### Set problem
Report how many lines hold the word "this"; answer with the number alone.

### Input rows
--- begin ---
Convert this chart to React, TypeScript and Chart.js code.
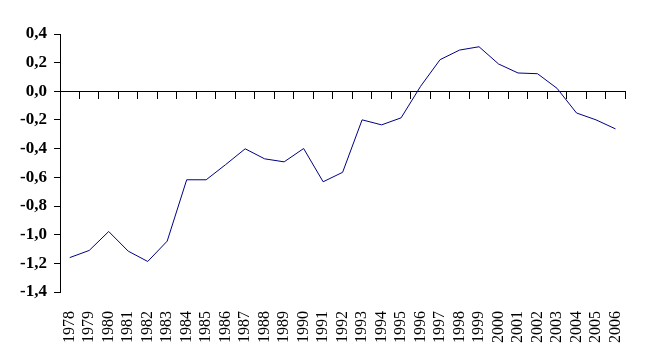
import React, { useEffect, useRef } from "react";
import { Chart, registerables } from "chart.js";

Chart.register(...registerables);

const years = [
  "1978", "1979", "1980", "1981", "1982", "1983", "1984", "1985", "1986", "1987",
  "1988", "1989", "1990", "1991", "1992", "1993", "1994", "1995", "1996", "1997",
  "1998", "1999", "2000", "2001", "2002", "2003", "2004", "2005", "2006",
];

const values = [
  -1.16, -1.11, -0.978, -1.115, -1.187, -1.045, -0.617, -0.617, -0.511, -0.401,
  -0.471, -0.492, -0.399, -0.631, -0.565, -0.199, -0.234, -0.185, 0.035, 0.221,
  0.288, 0.311, 0.191, 0.128, 0.123, 0.021, -0.151, -0.199, -0.262,
];

const yMin = -1.4;
const yMax = 0.4;
const yStep = 0.2;

const FONT = "'Liberation Serif', 'Times New Roman', serif";

export default function App() {
  const ref = useRef<HTMLCanvasElement | null>(null);

  useEffect(() => {
    document.body.style.margin = "0";
    const canvas = ref.current;
    if (!canvas) return;
    const chart = new Chart(canvas, {
      type: "line",
      data: {
        labels: years,
        datasets: [
          {
            data: values,
            borderColor: "#000080",
            borderWidth: 1,
            pointRadius: 0,
            tension: 0,
            fill: false,
            xAxisID: "x",
            yAxisID: "y",
          },
        ],
      },
      options: {
        responsive: false,
        animation: false,
        events: [],
        layout: { padding: { top: 34, right: 18, left: 0, bottom: 0 } },
        plugins: { legend: { display: false }, tooltip: { enabled: false } },
        scales: {
          x: {
            type: "category",
            position: "bottom",
            offset: true,
            grid: { display: false },
            border: { display: false },
            ticks: {
              autoSkip: false,
              minRotation: 90,
              maxRotation: 90,
              padding: 11,
              color: "#000",
              font: { family: FONT, size: 16 },
            },
            afterFit: (s: any) => {
              s.height = 67;
            },
          },
          xZero: {
            type: "category",
            position: { y: 0 } as any,
            offset: true,
            grid: {
              display: true,
              drawOnChartArea: false,
              drawTicks: true,
              tickLength: 7,
              color: "#000",
              lineWidth: 1,
              offset: true,
            },
            border: { display: true, color: "#000", width: 1 },
            ticks: { display: false },
          },
          y: {
            type: "linear",
            min: yMin,
            max: yMax,
            position: "left",
            grid: {
              display: true,
              drawOnChartArea: false,
              drawTicks: true,
              tickLength: 6,
              color: "#000",
            },
            border: { display: true, color: "#000", width: 1 },
            ticks: {
              stepSize: yStep,
              padding: 7,
              color: "#000",
              font: { family: FONT, size: 17, weight: "bold" },
              callback: (v: any) => Number(v).toFixed(1).replace(".", ","),
            },
            afterFit: (s: any) => {
              s.width = 60;
            },
          },
        },
      },
    });
    return () => chart.destroy();
  }, []);

  return (
    <div style={{ width: 646, height: 359, background: "#fff" }}>
      <canvas ref={ref} width={646} height={359} style={{ display: "block" }} />
    </div>
  );
}
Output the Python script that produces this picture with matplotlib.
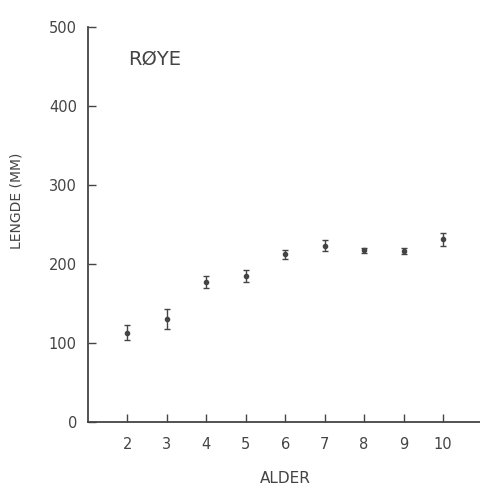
--- end ---
### Response to the task
2